Si rifugia nel centro HALO (Homeless assistance leadership organization), ed è qui, tra tante anime che hanno perso la propria identità, che inizia la sua risalita. L’angelo di Abdul si chiama Simone Santi, presidente della S.S. Lazio Basket, da anni impegnato nella riqualificazione di alcune aree del territorio romano ed in un progetto di integrazione ed aiuti nei confronti dei meno fortunati. Simone, che aveva visto giocare “la mano di Maometto” nell’Eldorado Roma, apprende della sua triste e rovinosa storia attraverso un articolo di giornale, cominciando quindi il lungo viaggio alla sua ricerca. Lo trova, gli offre la possibilità di riprendere in mano la sua vita ed inserirlo nel Progetto Colors di cui Santi si occupa. Si tratta di un progetto che si offre di aiutare circa un migliaio di ragazzi, dagli 8 ai 14 anni, che devono far fronte a disagi socio- economici, in collaborazione con servizi sociali, parrocchie, istituti scolastici ed associazioni di volontariato. Abdul non ci ha pensato un attimo ed ha raggiunto Simone a Roma, occupandosi ora di questi ragazzi, trasmettendo loro quei valori di amicizia, educazione e rispetto che devono essere alla base dello sport e della vita quotidiana.
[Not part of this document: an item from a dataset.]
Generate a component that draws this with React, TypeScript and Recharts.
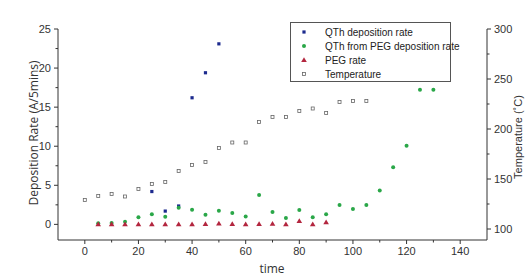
import React from 'react'
import { Legend, Scatter, ScatterChart, XAxis, YAxis } from 'recharts';

// DATA
const qthTimes = [25, 30, 35, 40, 45, 50];
const qthRate = [4.2, 1.7, 2.35, 16.2, 19.4, 23.1];

const pegQthTimes = [5, 10, 15, 20, 25, 30, 35, 40, 45, 50, 55, 60, 65, 70, 75, 80, 85, 90, 95, 100, 105, 110, 115, 120, 125, 130];
const pegQthRate = [0.13, 0.17, 0.33, 0.9, 1.28, 0.97, 2.13, 1.87, 1.23, 1.74, 1.45, 1.02, 3.75, 1.57, 0.8, 1.83, 0.9, 1.28, 2.47, 1.96, 2.47, 4.35, 7.3, 10.06, 17.23, 17.23];

const pegTimes = [5, 10, 15, 20, 25, 30, 35, 40, 45, 50, 55, 60, 65, 70, 75, 80, 85, 90];
const pegRate = [0, 0, 0, 0, 0, 0, 0, 0, 0.05, 0.1, 0.05, 0, 0.05, 0.08, 0, 0.42, 0, 0.26];

const tempTimes = [0, 5, 10, 15, 20, 25, 30, 35, 40, 45, 50, 55, 60, 65, 70, 75, 80, 85, 90, 95, 100, 105];
const temperature = [129, 133, 135, 132.5, 140, 145, 147, 158, 164, 167, 181, 186.5, 186.5, 207, 212, 212, 218, 220.5, 216, 227, 228, 228];

const xTicks = [0, 10, 20, 30, 40, 50, 60, 70, 80, 90, 100, 110, 120, 130, 140];
const xLabels = [0, 20, 40, 60, 80, 100, 120, 140];
const leftTicks = [0, 2.5, 5, 7.5, 10, 12.5, 15, 17.5, 20, 22.5, 25];
const leftLabels = [0, 5, 10, 15, 20, 25];
const rightTicks = [100, 125, 150, 175, 200, 225, 250, 275, 300];
const rightLabels = [100, 150, 200, 250, 300];

const toPoints = (xs: number[], ys: number[]) => xs.map((x, i) => ({ x, y: ys[i] }));

const AXIS = '#333';
const TICK_FONT = '"Liberation Sans", Arial, sans-serif';
const BLUE = '#1c2a8e';
const GREEN = '#2aa748';
const RED = '#b3263f';
const GREY = '#666';

const TICK_SIZE = 4;
const TICK_MARGIN = 3;

//CUSTOM TICKS (major ticks with labels, minor ticks without)
const bottomTick = ({ x, y, payload }: any) => {
    const major = xLabels.includes(payload.value);
    const axisY = y - TICK_SIZE - TICK_MARGIN;
    return (
        <g>
            <line x1={x} x2={x} y1={axisY} y2={axisY + (major ? 4 : 2.5)} stroke={AXIS} />
            {major && (
                <text x={x} y={y} dy="0.75em" textAnchor="middle" fontSize={11} fontFamily={TICK_FONT} fill={AXIS}>
                    {payload.value}
                </text>
            )}
        </g>
    );
};

const leftTick = ({ x, y, payload }: any) => {
    const major = leftLabels.includes(payload.value);
    const axisX = x + TICK_SIZE + TICK_MARGIN;
    return (
        <g>
            <line x1={axisX - (major ? 4 : 2.5)} x2={axisX} y1={y} y2={y} stroke={AXIS} />
            {major && (
                <text x={x} y={y} dy="0.36em" textAnchor="end" fontSize={11} fontFamily={TICK_FONT} fill={AXIS}>
                    {payload.value}
                </text>
            )}
        </g>
    );
};

const rightTick = ({ x, y, payload }: any) => {
    const major = rightLabels.includes(payload.value);
    const axisX = x - TICK_SIZE - TICK_MARGIN;
    return (
        <g>
            <line x1={axisX} x2={axisX + (major ? 4 : 2.5)} y1={y} y2={y} stroke={AXIS} />
            {major && (
                <text x={x} y={y} dy="0.36em" textAnchor="start" fontSize={11} fontFamily={TICK_FONT} fill={AXIS}>
                    {payload.value}
                </text>
            )}
        </g>
    );
};

//MARKERS
const squareShape = ({ cx, cy }: any) => <rect x={cx - 1.6} y={cy - 1.6} width={3.2} height={3.2} fill={BLUE} />;
const dotShape = ({ cx, cy }: any) => <circle cx={cx} cy={cy} r={2} fill={GREEN} />;
const triangleShape = ({ cx, cy }: any) => <path d={`M${cx},${cy - 2.8}L${cx + 2.8},${cy + 2}L${cx - 2.8},${cy + 2}Z`} fill={RED} />;
const openSquareShape = ({ cx, cy }: any) => (
    <rect x={cx - 1.5} y={cy - 1.5} width={3} height={3} fill="none" stroke={GREY} strokeWidth={0.8} />
);

const legendItems = [
    { name: 'QTh deposition rate', shape: squareShape },
    { name: 'QTh from PEG deposition rate', shape: dotShape },
    { name: 'PEG rate', shape: triangleShape },
    { name: 'Temperature', shape: openSquareShape },
];

const renderLegend = () => (
    <div style={{ width: 161, height: 60, border: '1px solid #555', background: '#fff', boxSizing: 'border-box', paddingTop: 2 }}>
        {legendItems.map((item) => (
            <div key={item.name} style={{ display: 'flex', alignItems: 'center', height: 14, paddingLeft: 8 }}>
                <svg width={10} height={10} style={{ marginRight: 16, flexShrink: 0 }}>
                    {item.shape({ cx: 5, cy: 5 })}
                </svg>
                <span style={{ fontSize: 10, fontFamily: TICK_FONT, color: '#222', whiteSpace: 'nowrap' }}>{item.name}</span>
            </div>
        ))}
    </div>
);

export default function App() {
    return (
        <div style={{ position: 'absolute', left: 0, top: 0, width: 531, height: 279, background: '#fff' }}>
            <ScatterChart width={531} height={279} margin={{ top: 29, right: 4, bottom: 9, left: 18 }}>
                <XAxis
                    type="number"
                    dataKey="x"
                    domain={[-10, 150]}
                    allowDataOverflow
                    ticks={xTicks}
                    interval={0}
                    height={30}
                    stroke={AXIS}
                    tickLine={false}
                    tickSize={TICK_SIZE}
                    tickMargin={TICK_MARGIN}
                    tick={bottomTick}
                />
                <YAxis
                    yAxisId="left"
                    type="number"
                    dataKey="y"
                    domain={[-2, 25]}
                    allowDataOverflow
                    ticks={leftTicks}
                    interval={0}
                    width={40}
                    stroke={AXIS}
                    tickLine={false}
                    tickSize={TICK_SIZE}
                    tickMargin={TICK_MARGIN}
                    tick={leftTick}
                />
                <YAxis
                    yAxisId="right"
                    orientation="right"
                    type="number"
                    dataKey="y"
                    domain={[89, 300]}
                    allowDataOverflow
                    ticks={rightTicks}
                    interval={0}
                    width={40}
                    stroke={AXIS}
                    tickLine={false}
                    tickSize={TICK_SIZE}
                    tickMargin={TICK_MARGIN}
                    tick={rightTick}
                />
                <Scatter name="QTh deposition rate" yAxisId="left" data={toPoints(qthTimes, qthRate)} shape={squareShape} isAnimationActive={false} />
                <Scatter name="QTh from PEG deposition rate" yAxisId="left" data={toPoints(pegQthTimes, pegQthRate)} shape={dotShape} isAnimationActive={false} />
                <Scatter name="PEG rate" yAxisId="left" data={toPoints(pegTimes, pegRate)} shape={triangleShape} isAnimationActive={false} />
                <Scatter name="Temperature" yAxisId="right" data={toPoints(tempTimes, temperature)} shape={openSquareShape} isAnimationActive={false} />
                <Legend
                    layout="horizontal"
                    verticalAlign="middle"
                    align="center"
                    content={renderLegend}
                    wrapperStyle={{ left: 290, top: 22, width: 161, height: 60 }}
                />
            </ScatterChart>
            <div style={{ position: 'absolute', left: 33, top: 133, transform: 'translate(-50%, -50%) rotate(-90deg)', whiteSpace: 'nowrap', fontSize: 12, fontFamily: '"Open Sans", sans-serif', color: '#333' }}>
                Deposition Rate (A/5mins)
            </div>
            <div style={{ position: 'absolute', left: 518, top: 137, transform: 'translate(-50%, -50%) rotate(-90deg)', whiteSpace: 'nowrap', fontSize: 11, fontFamily: TICK_FONT, color: '#333' }}>
                Temperature (˚C)
            </div>
            <div style={{ position: 'absolute', left: 272, top: 268, transform: 'translate(-50%, -50%)', whiteSpace: 'nowrap', fontSize: 12, fontFamily: '"Open Sans", sans-serif', color: '#333' }}>
                time
            </div>
        </div>
    )
}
Non ho avuto la fortuna di poter vedere Jeelani giocare, ma chi ne ha avuto la possibilità me ne parla come una grande forza della natura, elegante e raffinato nei movimenti, un giocatore che ha dato filo da torcere ai grandi della pallacanestro italiana come Dino Meneghin. Era il 2011 quando venivo a conoscenza della storia di Abdul, un qualcosa che mi è rimasto impresso, perché la vita come è capace di darti tutto, soldi, popolarità, talento, può anche privartene in qualsiasi momento, ed è lì, quando siamo da soli, che bisogna trovare la forza di reagire ed andare avanti, contando anche sull’aiuto di quelle persone con un animo nobile, proprio come è accaduto al nostro protagonista ed al suo angelo Simone Santi. Nel Febbraio del 2012, Simone, con il quale mi ero messo in contatto, mi invitava a Roma alla presentazione del suo libro, in collaborazione con Jeelani, “Ritorno a colori”. Quale occasione migliore per conoscere da vicino il protagonista di questa storia? La sala è gremita di gente, politici, amici, giornalisti ed appassionati di basket, questa è la platea e mi rendo conto che la sua storia ha colpito davvero tante persone. Abdul è lì seduto, parla solo se interepellato, e lo fa con un italiano misto allo spagnolo, tra i “bueno” e “perfecto” racconta le sue impressioni, idee e progetti. E’ bello sentirlo parlare, dai suoi occhi e dall’espressione del suo volto si percepisce la felicità di essere tornati a vivere, e non più sopravvivere.